There are misconceptions and rhetoric being used about these personal retirement accounts and to have an effective debate, the air must be cleared. First, and most importantly, adding the option of personal accounts for today’s workers will not affect the benefits of today’s retirees. For seniors, nothing will change; nobody is going to take away or reduce their check.
Additionally, voluntary, personal accounts will be a part of a comprehensive solution that will give younger workers the option to save some payroll taxes in a personal account. This will be a nest egg they can call their own, the government can not take it away and it can be a savings they can pass on to their children. Personal accounts will provide Americans who choose to participate with an opportunity to share in the benefits of economic growth by participating in markets through sound investments. Any proposal will include limitations on the risk of investments permitted in personal accounts and will include low-risk, low-cost options like bonds and broad index funds similar to those currently available to Federal employees. Over time, participants can watch their investments grow. Long-term investing experts find that the average return from such investments is almost 7 percent – substantially better than the 1 – 2 percent return today’s workers can expect on money they pay into the current system.
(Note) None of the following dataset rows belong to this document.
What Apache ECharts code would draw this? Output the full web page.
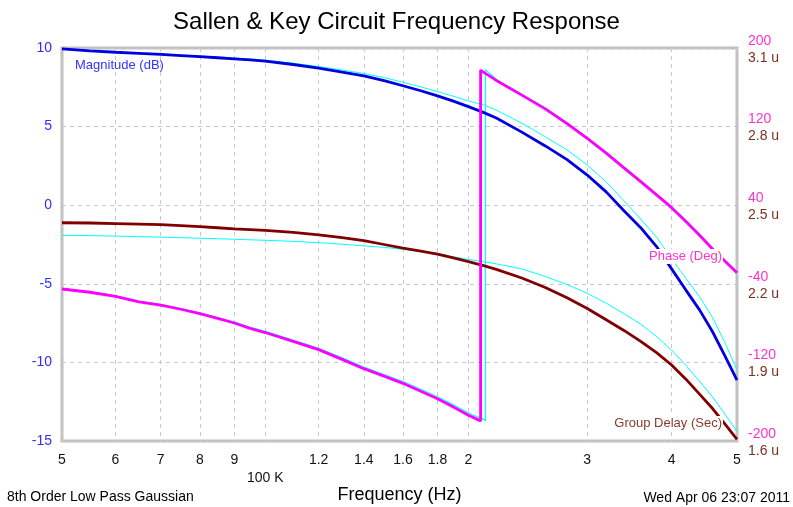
<!DOCTYPE html>
<html><head><meta charset="utf-8">
<script src="https://cdn.jsdelivr.net/npm/echarts@6/dist/echarts.min.js"></script>
<style>html,body{margin:0;padding:0;background:#fff}#c{width:793px;height:507px}</style>
</head><body><div id="c"></div>
<script>
// Frequencies in kHz
const freqK = [50,55,60,65,70,75,80,85,90,95,100,110,120,130,140,150,160,170,180,190,200,210,220,240,260,280,300,320,340,360,380,400,420,440,460,480,500];
// Magnitude (dB)
const magnitude = [9.95,9.82,9.73,9.66,9.59,9.52,9.45,9.38,9.31,9.24,9.17,8.95,8.72,8.47,8.22,7.92,7.6,7.28,6.95,6.62,6.27,5.92,5.55,4.65,3.77,2.9,1.92,0.85,-0.35,-1.43,-2.63,-4.05,-5.4,-6.66,-8.05,-9.6,-11.12];
const magnitudeRef = [9.95,9.83,9.75,9.68,9.62,9.55,9.49,9.42,9.36,9.3,9.23,9.03,8.82,8.6,8.38,8.12,7.82,7.53,7.23,6.93,6.63,6.4,6.05,5.22,4.35,3.52,2.56,1.48,0.28,-0.88,-2.03,-3.4,-4.65,-5.81,-7.15,-8.75,-10.5];
// Group delay (microseconds)
const groupDelay = [2.433,2.432,2.430,2.428,2.426,2.422,2.418,2.414,2.41,2.407,2.404,2.396,2.387,2.376,2.365,2.35,2.336,2.325,2.313,2.299,2.285,2.27,2.255,2.222,2.186,2.147,2.106,2.063,2.022,1.98,1.937,1.89,1.836,1.779,1.724,1.664,1.606];
const groupDelayRef = [2.385,2.384,2.382,2.38,2.378,2.376,2.374,2.372,2.37,2.368,2.366,2.362,2.357,2.351,2.345,2.339,2.332,2.324,2.316,2.303,2.293,2.285,2.276,2.257,2.228,2.197,2.164,2.126,2.086,2.046,1.999,1.947,1.889,1.828,1.768,1.702,1.636];
// Phase (deg), with wrap point
const phaseFreqK = [50,55,60,65,70,75,80,85,90,95,100,110,120,130,140,150,160,170,180,190,200,208.5,208.5,210,220,240,260,280,300,320,340,360,380,400,420,440,460,480,500];
const phase = [-45.3,-48.6,-52.7,-58.3,-61.6,-65.9,-70.4,-75.2,-79.9,-85.4,-89.6,-98.6,-107,-116.9,-126.4,-134,-141.3,-149.3,-157,-165.3,-173.8,-179.5,177.5,176,167,152,138,123,108,93,78,64,50.5,37.5,23.5,9.5,-4.5,-17,-28.7];
const phaseRefFreqK = [50,55,60,65,70,75,80,85,90,95,100,110,120,130,140,150,160,170,180,190,200,210,212,212,220,240,260,280,300,320,340,360,380,400,420,440,460,480,500];
const phaseRef = [-45,-48.3,-52.3,-57.8,-61,-65.2,-69.6,-74.3,-78.9,-84.3,-88.4,-97.3,-105.6,-115.4,-124.8,-132.3,-139.5,-147.4,-155,-163.2,-171.5,-177.5,-179.5,178,168,153,139,124,109,94,79,65,51.5,38.5,24.5,10.5,-3.5,-16,-28];
// Tick labels
const xTicks = [50000,60000,70000,80000,90000,100000,120000,140000,160000,180000,200000,300000,400000,500000];
const phaseTicks = [-200,-120,-40,40,120,200];
const delayTicks = [1.6,1.9,2.2,2.5,2.8,3.1];

const F = '"Liberation Sans", Arial, sans-serif';
const pairs = (xs, ys) => xs.map((x, i) => [x * 1000, ys[i]]);
const grid = {color: '#c8c8c8', type: [4, 4], width: 1};

const chart = echarts.init(document.getElementById('c'), null, {renderer: 'canvas'});
chart.setOption({
  animation: false,
  backgroundColor: '#fff',
  title: [
    {text: 'Sallen & Key Circuit Frequency Response', left: 'center', top: 10, padding: 0,
     textStyle: {fontFamily: F, fontSize: 24, fontWeight: 'normal', color: '#000'}},
    {text: '8th Order Low Pass Gaussian', left: 7, top: 490, padding: 0,
     textStyle: {fontFamily: F, fontSize: 14, fontWeight: 'normal', color: '#000'}},
    {text: 'Wed Apr 06 23:07 2011', right: 3, top: 491, padding: 0,
     textStyle: {fontFamily: F, fontSize: 14, fontWeight: 'normal', color: '#000'}}
  ],
  grid: {left: 62, right: 56, top: 48, bottom: 66, show: true, borderColor: '#c0c0c0', borderWidth: 3, backgroundColor: '#fff', outerBoundsMode: 'none', containLabel: false},
  xAxis: {
    type: 'log', logBase: 10, min: 50000, max: 500000,
    name: 'Frequency (Hz)', nameLocation: 'middle', nameGap: 45, nameMoveOverlap: false,
    nameTextStyle: {fontFamily: F, fontSize: 18, color: '#000'},
    axisLine: {show: false},
    axisTick: {show: false, customValues: xTicks},
    splitLine: {show: true, lineStyle: grid},
    axisLabel: {
      customValues: xTicks, fontFamily: F, fontSize: 14, color: '#111', margin: 10, lineHeight: 18,
      formatter: v => {
        const k = Math.round(v / 1000);
        if (k === 100) return '\n100 K';
        return k < 100 ? String(k / 10) : String(k / 100);
      }
    }
  },
  yAxis: [
    {type: 'value', min: -15, max: 10, interval: 5, position: 'left',
     axisLine: {show: false}, axisTick: {show: false},
     splitLine: {show: true, lineStyle: grid},
     axisLabel: {fontFamily: F, fontSize: 14, color: '#2f2fff', margin: 10}},
    {type: 'value', min: -200, max: 200, position: 'right',
     axisLine: {show: false}, axisTick: {show: false}, splitLine: {show: false},
     axisLabel: {customValues: phaseTicks, fontFamily: F, fontSize: 14, color: '#ff33cc', margin: 11, verticalAlign: 'bottom'}},
    {type: 'value', min: 1.6, max: 3.1, position: 'right',
     axisLine: {show: false}, axisTick: {show: false}, splitLine: {show: false},
     axisLabel: {customValues: delayTicks, fontFamily: F, fontSize: 14, color: '#7a3020', margin: 11, verticalAlign: 'top', padding: [3, 0, 0, 0],
       formatter: v => v.toFixed(1) + ' u'}}
  ],
  series: [
    {name: 'MagRef', type: 'line', yAxisIndex: 0, data: pairs(freqK, magnitudeRef), showSymbol: false, lineStyle: {color: '#00ffff', width: 1}, z: 2},
    {name: 'DelayRef', type: 'line', yAxisIndex: 2, data: pairs(freqK, groupDelayRef), showSymbol: false, lineStyle: {color: '#00ffff', width: 1}, z: 2},
    {name: 'PhaseRef', type: 'line', yAxisIndex: 1, data: pairs(phaseRefFreqK, phaseRef), showSymbol: false, lineStyle: {color: '#00ffff', width: 1.2}, z: 2},
    {name: 'Magnitude', type: 'line', yAxisIndex: 0, data: pairs(freqK, magnitude), showSymbol: false, lineStyle: {color: '#0000e0', width: 2.8}, z: 3},
    {name: 'Group Delay', type: 'line', yAxisIndex: 2, data: pairs(freqK, groupDelay), showSymbol: false, lineStyle: {color: '#800000', width: 2.8}, z: 3},
    {name: 'Phase', type: 'line', yAxisIndex: 1, data: pairs(phaseFreqK, phase), showSymbol: false, lineStyle: {color: '#ff00ff', width: 2.8}, z: 4}
  ],
  graphic: [
    {type: 'text', left: 75, top: 59, z: 100, style: {text: 'Magnitude (dB)', fill: '#3333ff', font: '13px ' + F}},
    {type: 'text', right: 70, top: 249, z: 100, style: {text: 'Phase (Deg)', fill: '#ff33cc', font: '13px ' + F, backgroundColor: '#fff', padding: [1, 1, 1, 1]}},
    {type: 'text', right: 70, top: 416, z: 100, style: {text: 'Group Delay (Sec)', fill: '#8b3a2a', font: '13px ' + F, backgroundColor: '#fff', padding: [1, 1, 1, 1]}}
  ]
});
</script></body></html>
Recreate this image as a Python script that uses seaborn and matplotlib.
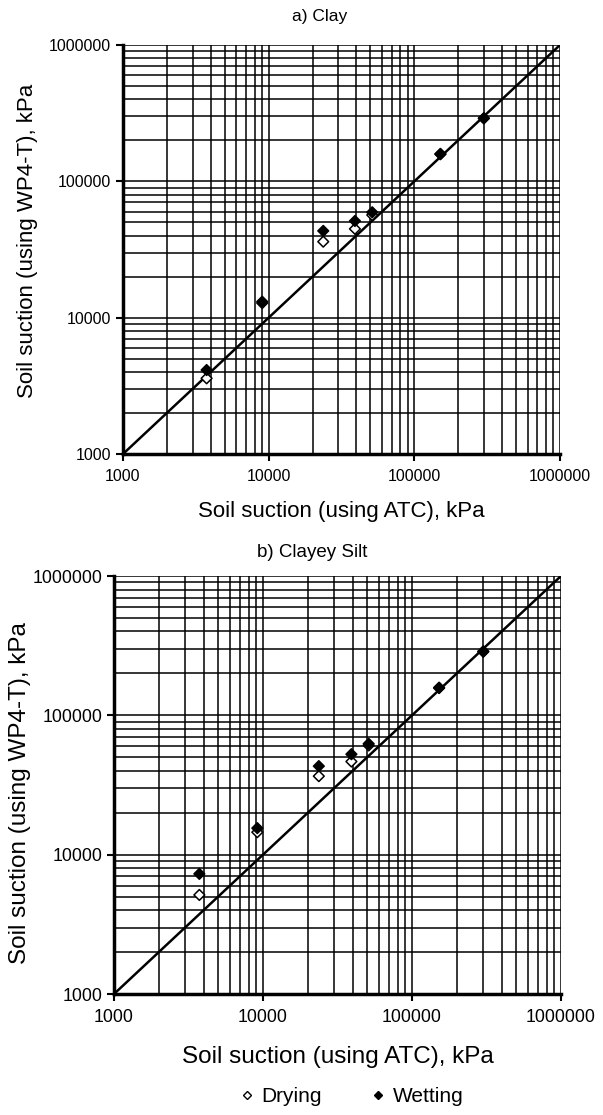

There will certainly be no “rolling of the dice” gambles with these accounts. Guidelines and basic standards of safety and soundness will be set when it comes to investment choices. Also, the money invested into your personal account will only be a fraction of your dedicated Social Security tax. Post-retirees will still be eligible for benefits from the Federal government.
The final criticism associated with Social Security reform, is that the transition cost would be too high. The latest Social Security trustees’ report shows that each year that we wait will add roughly $600 billion to the cost of fixing Social Security for good. That cost is far in excess of any of the so-called transition costs that have been projected for any of the plans put forward thus far.
The Social Security program is important to many Americans, justifying both the imminent need to reform the program, as well as taking our time to get it right. We will not rush into any solutions, the proper time and studies will be made. We will also not be dictated by political rhetoric; the retirement security of millions of Americans is far too important.
Social Security is one of the most popular and most relied upon programs currently administered by the Federal government, but it is in trouble, in fact, it needs to be fixed and fixed now. This is not partisan spin from a politician, it is reality. If nothing is changed, the system will financially unstable. In the past, Social Security has been referred to as the “third-rail” of politics that no one wanted to touch. I commend the courage and foresight of President Bush and Leaders in Congress who are willing to address this important issue. I look forward to working with them to ensure that necessary reforms are made, and that these reforms not only protect the promised benefits to today’s seniors, but also protect the retirement security tomorrow’s seniors will be depending on.